Aim. Your output is the lines from the first one to the one containing "const cellData = heightLabels.map((t, i)", repeated exactly, with images left out.
⁂
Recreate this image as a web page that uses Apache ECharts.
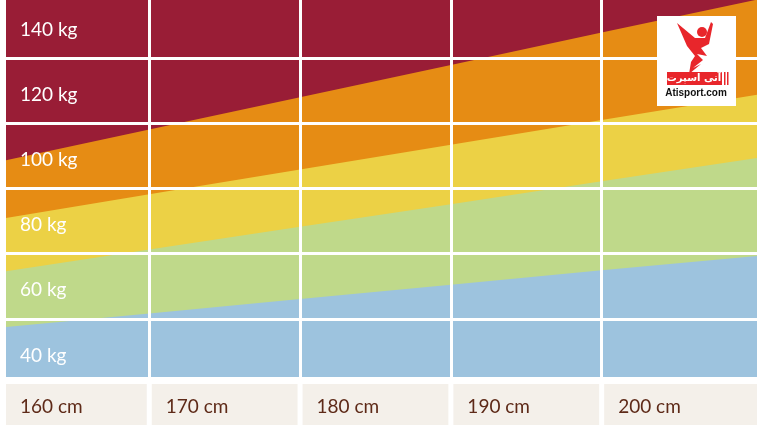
<!DOCTYPE html>
<html><head><meta charset="utf-8">
<script src="https://cdn.jsdelivr.net/npm/echarts@6/dist/echarts.min.js"></script>
<style>html,body{margin:0;padding:0;background:#fff}#c{width:763px;height:438px}</style>
</head><body><div id="c"></div>
<script>
// Heights (cm) at which the band boundaries are read (last = right edge of chart)
const heights = [160, 170, 180, 190, 200, 211];
// Bottom row tick labels
const heightLabels = ['160 cm', '170 cm', '180 cm', '190 cm', '200 cm'];
const labelHeights = [160, 170, 180, 190, 200, 210.3];
// Row labels (kg)
const weightLabels = [40, 60, 80, 100, 120, 140];
// Upper boundary (kg) of each band at the heights above
const blueTop   = [47.3, 51.7, 56.1, 60.5, 64.9, 69.6];
const greenTop  = [64.3, 71.3, 78.3, 85.2, 92.2, 99.8];
const yellowTop = [80.6, 88.2, 95.8, 103.4, 111.0, 119.3];
const orangeTop = [98.2, 108.1, 118.0, 127.9, 137.8, 148.6];
// Cell borders
const gridX = [170, 180, 190, 200];
const gridY = [50, 70, 90, 110, 130];

const X_MIN = 160.5, X_MAX = 210.3, Y_MIN = 32.2, Y_MAX = 147.8;
const FONT = 'Lato, "Open Sans", sans-serif';

const chart = echarts.init(document.getElementById('c'), null, {renderer: 'canvas'});

function band(name, vals, color, z) {
  return {
    name, type: 'line', z,
    data: heights.map((h, i) => [h, vals[i]]),
    showSymbol: false, symbol: 'none', silent: true,
    lineStyle: {width: 0},
    areaStyle: {color, opacity: 1, origin: 'start'},
    animation: false
  };
}

const cellData = heightLabels.map((t, i) => [labelHeights[i], labelHeights[i + 1], t]);

const option = {
  animation: false,
  grid: {left: 6, right: 6, top: 0, height: 377, show: true, backgroundColor: '#991d36', borderWidth: 0},
  xAxis: {type: 'value', min: X_MIN, max: X_MAX, show: true,
    axisLine: {show: false}, axisTick: {show: false}, axisLabel: {show: false}, splitLine: {show: false}},
  yAxis: {type: 'value', min: Y_MIN, max: Y_MAX, z: 20,
    axisLine: {show: false}, axisTick: {show: false}, splitLine: {show: false},
    axisLabel: {inside: true, customValues: weightLabels, formatter: '{a|{value} kg}',
      margin: 14, verticalAlign: 'middle',
      rich: {a: {color: '#ffffff', fontFamily: FONT, fontSize: 19, padding: [8, 0, 0, 0]}}}},
  series: [
    band('orange', orangeTop, '#e68c14', 2),
    band('yellow', yellowTop, '#ecd145', 3),
    band('green', greenTop, '#bfd98a', 4),
    band('blue', blueTop, '#9dc3de', 5),
    {
      type: 'line', z: 8, data: [], silent: true,
      markLine: {
        silent: true, symbol: 'none', animation: false, z: 8,
        label: {show: false},
        lineStyle: {color: '#ffffff', width: 3, type: 'solid'},
        data: gridX.map(v => ({xAxis: v})).concat(gridY.map(v => ({yAxis: v})))
      }
    },
    {
      type: 'custom', z: 6, clip: false, silent: true,
      dimensions: ['from', 'to', 'label'],
      encode: {x: [0, 1]},
      data: cellData,
      renderItem(params, api) {
        const cs = params.coordSys;
        let x0 = api.coord([api.value(0), 100])[0];
        let x1 = api.coord([api.value(1), 100])[0];
        x0 = Math.max(x0, cs.x); x1 = Math.min(x1, cs.x + cs.width);
        const n = cellData.length;
        const l = params.dataIndex === 0 ? x0 : x0 + 2.5;
        const r = params.dataIndex === n - 1 ? x1 : x1 - 2.5;
        const top = cs.y + cs.height + 7;
        return {
          type: 'group',
          children: [
            {type: 'rect', shape: {x: l, y: top, width: r - l, height: 41}, style: {fill: '#f4f0ea'}},
            {type: 'text', style: {x: l + 14, y: top + 23, text: cellData[params.dataIndex][2],
              fill: '#5e2a18', font: '19px ' + FONT, textVerticalAlign: 'middle', textAlign: 'left'}}
          ]
        };
      }
    }
  ],
  graphic: [{
    type: 'group', left: 657, top: 16, z: 100,
    children: [
      {type: 'rect', z: 100, shape: {x: 0, y: 0, width: 79, height: 90}, style: {fill: '#ffffff'}},
      {type: 'circle', z: 101, shape: {cx: 45, cy: 16, r: 5}, style: {fill: '#e8262b'}},
      {type: 'polygon', z: 101, shape: {points: [[20, 7], [38, 22], [48, 22], [54, 6], [56, 8], [52, 28], [44, 32], [50, 40], [40, 38], [46, 44], [36, 52], [44, 48], [32, 58], [34, 46], [38, 40], [30, 30]]}, style: {fill: '#e8262b'}},
      {type: 'rect', z: 101, shape: {x: 10, y: 56, width: 55, height: 13}, style: {fill: '#e8262b'}},
      {type: 'rect', z: 101, shape: {x: 67, y: 56, width: 1.5, height: 13}, style: {fill: '#e8262b'}},
      {type: 'rect', z: 101, shape: {x: 70, y: 56, width: 1.5, height: 13}, style: {fill: '#e8262b'}},
      {type: 'text', z: 102, style: {x: 37, y: 62.5, text: 'آتی اسپرت', fill: '#ffffff', font: 'bold 10px "DejaVu Sans", sans-serif', textAlign: 'center', textVerticalAlign: 'middle'}},
      {type: 'text', z: 102, style: {x: 39, y: 77, text: 'Atisport.com', fill: '#111111', font: 'bold 10px "Liberation Sans", Arial, sans-serif', textAlign: 'center', textVerticalAlign: 'middle'}}
    ]
  }]
};
chart.setOption(option);
</script>
</body></html>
⁂
Response to this task.
Recreate this image as a web page that uses Apache ECharts.
<!DOCTYPE html>
<html><head><meta charset="utf-8">
<script src="https://cdn.jsdelivr.net/npm/echarts@6/dist/echarts.min.js"></script>
<style>html,body{margin:0;padding:0;background:#fff}#c{width:763px;height:438px}</style>
</head><body><div id="c"></div>
<script>
// Heights (cm) at which the band boundaries are read (last = right edge of chart)
const heights = [160, 170, 180, 190, 200, 211];
// Bottom row tick labels
const heightLabels = ['160 cm', '170 cm', '180 cm', '190 cm', '200 cm'];
const labelHeights = [160, 170, 180, 190, 200, 210.3];
// Row labels (kg)
const weightLabels = [40, 60, 80, 100, 120, 140];
// Upper boundary (kg) of each band at the heights above
const blueTop   = [47.3, 51.7, 56.1, 60.5, 64.9, 69.6];
const greenTop  = [64.3, 71.3, 78.3, 85.2, 92.2, 99.8];
const yellowTop = [80.6, 88.2, 95.8, 103.4, 111.0, 119.3];
const orangeTop = [98.2, 108.1, 118.0, 127.9, 137.8, 148.6];
// Cell borders
const gridX = [170, 180, 190, 200];
const gridY = [50, 70, 90, 110, 130];

const X_MIN = 160.5, X_MAX = 210.3, Y_MIN = 32.2, Y_MAX = 147.8;
const FONT = 'Lato, "Open Sans", sans-serif';

const chart = echarts.init(document.getElementById('c'), null, {renderer: 'canvas'});

function band(name, vals, color, z) {
  return {
    name, type: 'line', z,
    data: heights.map((h, i) => [h, vals[i]]),
    showSymbol: false, symbol: 'none', silent: true,
    lineStyle: {width: 0},
    areaStyle: {color, opacity: 1, origin: 'start'},
    animation: false
  };
}

const cellData = heightLabels.map((t, i) => [labelHeights[i], labelHeights[i + 1], t]);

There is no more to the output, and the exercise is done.